In this context, Mark Tokola, vice president of the Korea Economic Institute of America (KEI), a Washington-based think tank, says the new sanctions "show the utmost seriousness" with which the US views North Korea's nuclear and missile programs, and its crimes against humanity. "These measures are important as part of a broader international effort to at least slow if not stop North Korea's pursuit of nuclear weapons," he told DW.
However, it is unclear whether the new measures will succeed in compelling the communist regime into giving up its nuclear ambitions. Even prior to the latest US decision, the East Asian nation was already one of the most heavily sanctioned in the world. And experts believe the new measures are unlikely to have an impact on Pyongyang's course of action.
"Sanctions have not worked with regard to the North and additional sanctions, too, will likely not produce the desired results. And North Korea will continue with its nuclear, missile and rocket programs, further advancing its capabilities over time," Tariq Rauf, director of the Disarmament, Arms Control and Non-Proliferation Program at the Stockholm International Peace Research Institute (SIPRI), told DW.
'An unabated pursuit'
Analysts point to a multitude of reasons behind the sanctions' limited effectiveness. ISDP expert Berger says the North has remained steadfast in developing its nuclear arms program which it regards as crucial for its national security. Besides, an effective deterrent would provide the North with not only a security guarantee, but also a better bargaining position vis-à-vis the US and South Korea, Berger told DW.
This view is shared by Andrea Berger, deputy director of the Proliferation and Nuclear Policy program at the Royal United Services Institute for Defense and Security Studies (RUSI). Berger argues that North Korea's development of nuclear weapons is motivated by a complex mixture of insecurity and a desire for perceived prestige.
"The country's leaders have painted the program's 'success' as part of their personal and collective legacies, as well as a symbol of national defiance of international restrictions imposed against the North Korean people," she told DW.
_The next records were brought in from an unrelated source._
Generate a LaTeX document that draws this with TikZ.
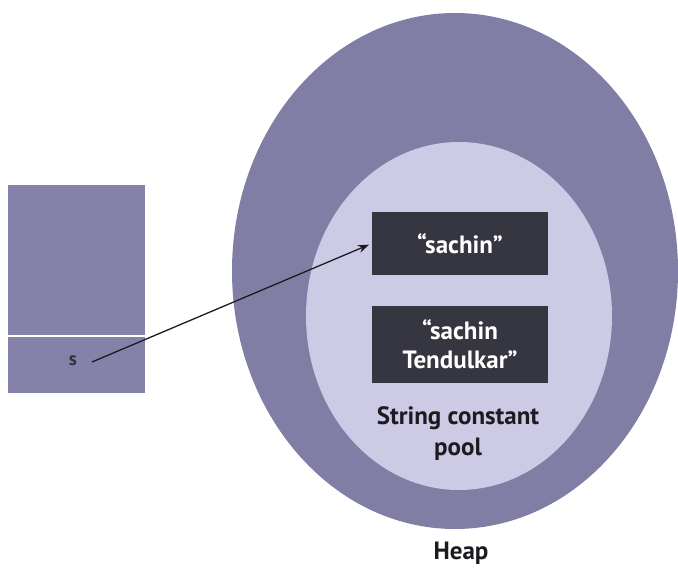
\documentclass[tikz,border=0pt]{standalone}
\usepackage{fontspec}
\setmainfont{PT Sans}
\usetikzlibrary{arrows.meta}

\definecolor{heapfill}{RGB}{128,126,164}
\definecolor{poolfill}{RGB}{204,202,228}
\definecolor{boxfill}{RGB}{54,54,64}
\definecolor{stackfill}{RGB}{132,130,168}
\definecolor{inkdark}{RGB}{28,28,32}

\tikzset{
  strbox/.style={fill=boxfill, text=white, font=\fontsize{25}{29}\selectfont\bfseries,
    minimum width=176pt, align=center, inner sep=0pt},
  label text/.style={text=inkdark, font=\fontsize{25}{31}\selectfont\bfseries, align=center},
  stackcell/.style={fill=stackfill, minimum width=137pt, inner sep=0pt},
  pointer/.style={-{Stealth[length=11pt,width=8pt]}, line width=1.3pt, draw=inkdark, shorten >=3pt}
}

\begin{document}
\begin{tikzpicture}[x=1pt,y=-1pt]
  \useasboundingbox (0,0) rectangle (678,570);
  \fill[white] (0,0) rectangle (678,570);

  % heap and the string constant pool inside it
  \fill[heapfill] (455,271) ellipse [x radius=223, y radius=258];
  \fill[poolfill] (459,316) ellipse [x radius=153, y radius=174];

  % string literals in the pool
  \node[strbox, minimum height=63pt] (lit1) at (460,243.5) {“sachin”};
  \node[strbox, minimum height=77pt] (lit2) at (460,344.5) {“sachin\\Tendulkar”};

  \node[label text] (pool) at (458,434) {String constant\\pool};
  \node[label text] (heap) at (461,553) {Heap};

  % stack frame with the reference variable s
  \node[stackcell, minimum height=151pt] (frame) at (76.5,260.5) {};
  \node[stackcell, minimum height=57pt] (slot) at (76.5,364.5) {};
  \draw[white, line width=1.6pt] (slot.north west) -- (slot.north east);
  \node[text=inkdark!90, font=\fontsize{19}{22}\selectfont\bfseries] (sref) at (73,361) {s};
  \coordinate (sout) at (92,362);

  \draw[pointer] (sout) -- (lit1.west);
\end{tikzpicture}
\end{document}
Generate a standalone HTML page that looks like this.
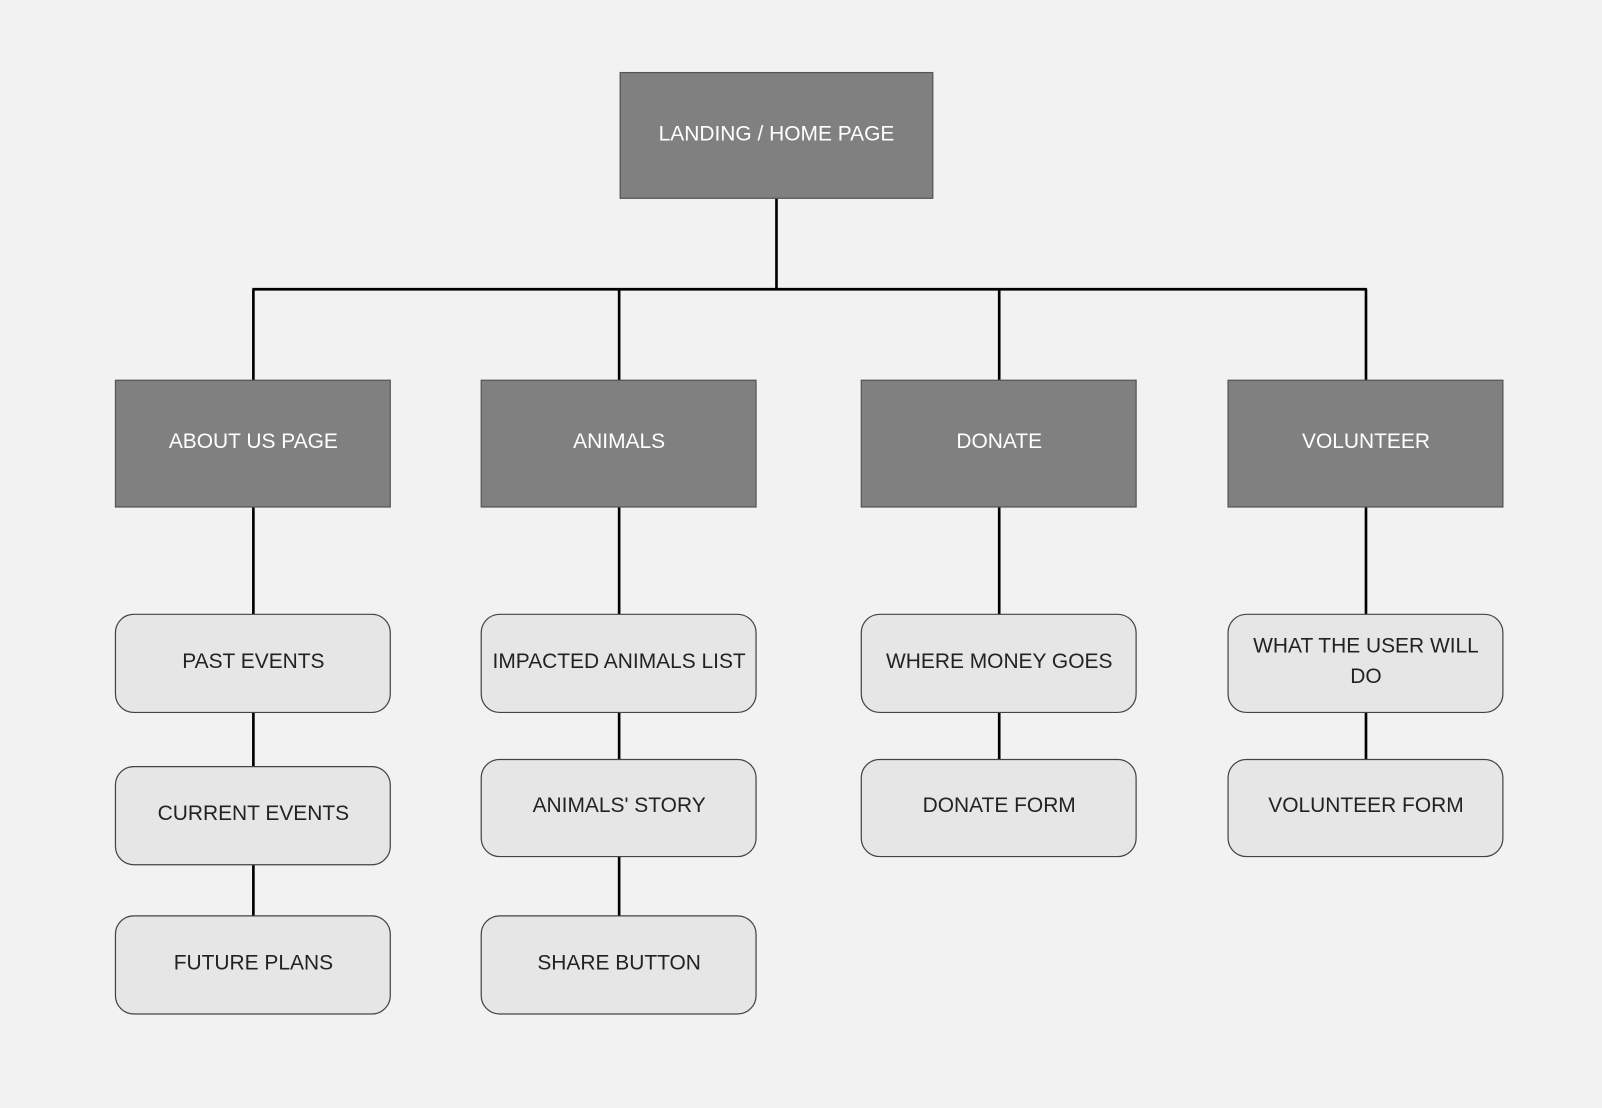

In this context, she underlines, previous rounds of sanctions appear to only have hardened North Korean resolve, even though they may have slowed the nuclear program in practice. "It is therefore improbable that new sanctions will change this dynamic, especially the very complicated calculation that leads the regime to continue its unabated pursuit of a nuclear deterrent."
At the same time, KEI analyst Tokola points out that the young leader Kim Jong Un, who took over the country's reins in 2012, is using external threats and the technological feats of nuclear and missile tests to try to consolidate his power.
And that, he contends, makes it unlikely that negotiations to curb the North's nuclear activities will succeed in the short run. It is nevertheless important for the US and other countries to show Pyongyang that its actions have negative consequences, he added.
"The sanctions are also intended to buy time for diplomacy to work by slowing down North Korea's weapons programs. It is worth noting that economic sanctions always appear to be failing, until they work," Tokola noted.
Unlike previous measures, the economic sanctions imposed this time around create the legal scope for the US to sanction a wide range of foreign individuals or entities engaged in listed, proscribed activities with North Korea. Experts say this opens the possibility for Washington to impose unilateral sanctions on foreign firms, particularly Chinese ones, operating in North Korea.
China is North Korea's biggest and most important trading partner, and a large number of goods flow into the country from Chinese private companies who do business with the regime. Moreover, Chinese financial institutions have been key to the North's international transactions.
ISDP's Bernt Berger argues that while US agencies cannot enforce asset freezes inside China, they can definitely target Chinese companies' assets abroad.
The latest US legislation lists trade with North Korea in significant quantities of certain metals or minerals as "sanctionable conduct," says RUSI analyst Berger. "But while the legal scope to sanction them may exist, whether the US Treasury chooses to use that ability in its fullness remains to be seen," she said.
SIPRI expert Rauf is skeptical about the US' ability to enforce sanctions on this front. "China has already stated that it will not support additional sanctions against the North," he noted, underlining that for China this is "a political-military issue, and not a commercial issue."
"China does not want the economic collapse of North Korea and the burden of bailing out a collapsed North. Also, a unified Korea may not be in China's strategic interest," he said.
"Sanctions and pressure will not yield the desired results in North Korea, only negotiations can produce a desirable outcome - in fact, continued sanctions will ensure Pyongyang will advance its nuclear and missile programs," Rauf warned.